En l' absence de pitons familiers à portée de main, mes mains ont tôt fait de devenir moites et j' ai de la peine à faire confiance aux friends que j' ai posés moi-même. Bien que j' aie conscience que mon dernier placement2 est sûr, je me cramponne à chaque prise comme s' il s' agissait de mon seul espoir de survie. Arrivé au milieu du toit, je dois déclarer forfait. Je ne peux plus ni avancer, ni reculer, et cela deux mètres au-dessus du dernier friend. C' est non sans effroi que je me laisse entraîner par la gravitation, mais les friends, placés comme dans les manuels, tiennent tous le choc. La deuxième tentative est la bonne. L' enthousiasme que procure la beauté de la voie l' emporte sur l' angoisse, je parviens finalement au sommet.

Nous retrouvons Raoul Bayard dans un bistrot valaisan typique de St. Niklaus pour le souper, l' occasion pour nous de goûter à quelques détails croustillants. En effet, la pose de pitons le long des fissures n' a pas plu à tous les grimpeurs de la région, car la plupart des voies de Medji peuvent sans problème être escaladées en « clean ». Les équipeurs s' en sont finalement sortis en argumentant que la présence de pitons permettrait aussi à des grimpeurs moins expérimentés de s' essayer à l' escalade en fissures. « Il reste toujours la possibilité de grimper clean », insiste Raoul. Ce que vient d' ailleurs rappeler le « livret de grimpe » déposé au pied de la paroi et où les « clean climbers » peuvent laisser leurs impressions. Nous discutons encore jusque tard dans la nuit des plus belles voies de la région, de mouvements de grimpe, de tailles de fissures et de friends. Ce n' est que vers minuit que nous regagnons le secteur d' escalade pour bivouaquer au pied de la paroi.

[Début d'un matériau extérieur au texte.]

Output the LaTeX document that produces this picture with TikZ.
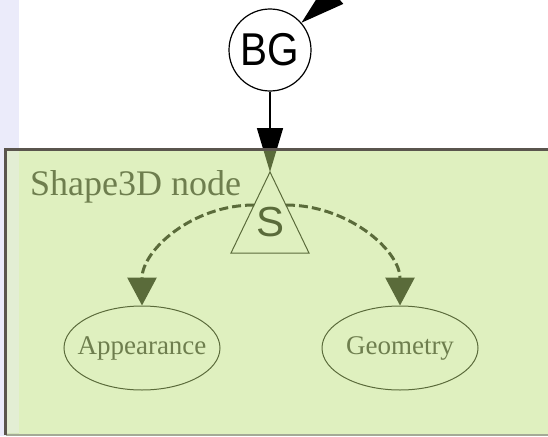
\documentclass[tikz,border=0pt]{standalone}
\usepackage{fontspec}
\setmainfont{Liberation Serif}
\setsansfont{Liberation Sans}
\usepackage{xcolor}
\usetikzlibrary{arrows.meta,positioning,shapes.geometric}
\definecolor{vrmlgreen}{HTML}{BEE07B}
\definecolor{vrmllavender}{HTML}{EBEBFA}
\definecolor{vrmlframe}{HTML}{5A554D}
\definecolor{vrmlbottom}{HTML}{A4AA96}
\tikzstyle{groupnode} = [circle, draw, line width=1.2pt, minimum size=82pt, inner sep=0pt,
    font=\sffamily\fontsize{46}{46}\selectfont]
\tikzstyle{shapetext} = [inner sep=0pt, font=\sffamily\fontsize{42}{42}\selectfont]
\tikzstyle{fieldnode} = [ellipse, draw, line width=1pt, minimum width=156pt, minimum height=84pt,
    inner xsep=-12pt, inner ysep=0pt, text=black!85, font=\fontsize{27}{27}\selectfont]
\tikzstyle{route} = [-{Triangle[length=44pt,width=26pt]}, line width=1.5pt]
\tikzstyle{childroute} = [-{Triangle[length=28pt,width=29pt]}, line width=3pt,
    dash pattern=on 9pt off 4pt]

\begin{document}
\begin{tikzpicture}[x=1pt,y=-1pt]
\useasboundingbox (0,0) rectangle (548,436);
\clip (0,0) rectangle (548,436);
\fill[white] (0,0) rectangle (548,436);
\fill[vrmllavender] (0,0) rectangle (19,436);
% scene graph
\coordinate (parent) at (413,-74);
\node[groupnode] (bg) at (270,50) {\scalebox{0.88}[1]{BG}};
\coordinate (sapex) at (270,172);
\coordinate (sleft) at (254,205);
\coordinate (sright) at (286,205);
\draw[line width=1pt] (sapex) -- (231,253) -- (309,253) -- cycle;
\node[shapetext] (s) at (271,222) {S};
\node[fieldnode] (app) at (142,348) {Appearance};
\node[fieldnode, right=101pt of app] (geo) {Geometry};
\node[anchor=base west, inner sep=0pt, text=black!85, font=\fontsize{36}{36}\selectfont] (title) at (30,195) {Shape3D node};
\draw[route] (parent) -- (bg);
\draw[route] (bg) -- (sapex);
\draw[childroute] (sleft) .. controls +(-62,0) and +(0,-55) .. (app.north);
\draw[childroute] (sright) .. controls +(62,0) and +(0,-55) .. (geo.north);
% translucent node box
\fill[vrmlgreen, fill opacity=0.48] (4,149) rectangle (560,434);
\fill[white, fill opacity=0.35] (7,151) rectangle (19,433);
\draw[vrmlbottom, line width=2pt] (5.5,435) -- (560,435);
\draw[vrmlframe, line width=3pt] (560,149.5) -- (5.5,149.5) -- (5.5,435);
\end{tikzpicture}
\end{document}
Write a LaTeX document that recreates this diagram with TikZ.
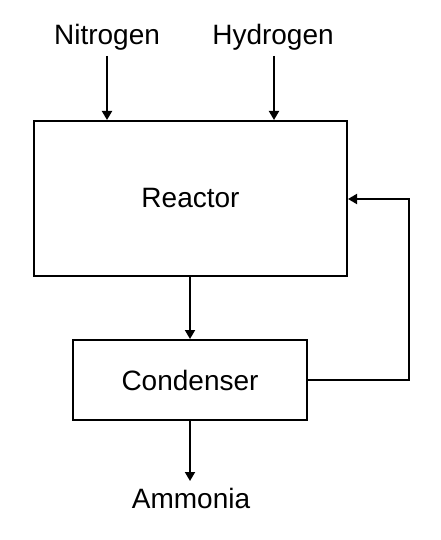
\documentclass[tikz,border=0pt]{standalone}
\usepackage{fontspec}
\setmainfont{Liberation Sans}
\usetikzlibrary{arrows.meta}
\begin{document}
\begin{tikzpicture}[x=1pt,y=-1pt,
  blk/.style={draw,line width=2pt,inner sep=0pt,font=\fontsize{28}{31}\selectfont},
  lbl/.style={inner sep=0pt,font=\fontsize{28}{31}\selectfont,anchor=base},
  arr/.style={line width=1.8pt,-{Triangle[length=9pt,width=10pt]}},
  ln/.style={line width=1.8pt}]
\useasboundingbox (0,0) rectangle (440,540);
\node[blk,minimum width=313pt,minimum height=155pt] (reactor) at (190.5,198.5) {Reactor};
\node[blk,minimum width=234pt,minimum height=80pt] (condenser) at (190,380) {Condenser};
\node[lbl] (nitrogen) at (107,45) {Nitrogen};
\node[lbl] (hydrogen) at (273,45) {Hydrogen};
\node[lbl] (ammonia) at (191,508) {Ammonia};
\coordinate (n1) at (107,56);
\coordinate (h1) at (274,56);
\coordinate (a1) at (190,481);
\coordinate (fb) at (409,199);
\draw[arr] (n1) -- (n1 |- reactor.north);
\draw[arr] (h1) -- (h1 |- reactor.north);
\draw[arr] (reactor.south -| condenser.north) -- (condenser.north);
\draw[arr] (condenser.south) -- (a1);
\draw[arr] (condenser.east) -| (fb) -- (fb -| reactor.east);
\end{tikzpicture}
\end{document}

Le lendemain matin, nous gravissons les voies que Raoul nous a recommandées. Grâce à une corde de 100 mètres, il est possible de combiner deux longueurs. Nous sommes bientôt pris par l' ivresse de la grimpe. A l' exception de quelques rares passages, les voies sont effectivement d' excellente qualité. Nous remontons des dièdres, tortillant tantôt nos poignets dans les fissures les plus larges, coinçant tantôt nos doigts dans les plus fines, et franchissons des dalles en nous aidant de petites vires. Je jubile même au moment de placer mes mains, histoire de changer un peu, dans des trous creusés dans la roche de Rose ohne Dornen ( Rose sans épines ). La grimpe, ça peut être aussi beau que cela.

1 « Clean climbing »: escalade sans pitons. L' assurage se fait exclusivement à l' aide d' outils d' assurage mobiles. Voir aussi Les Alpes, 8/2009.

2 Placement: représente, dans le jargon des grimpeurs, la qualité du placement d' un outil d' assurage mobile ( friend, coinceur ).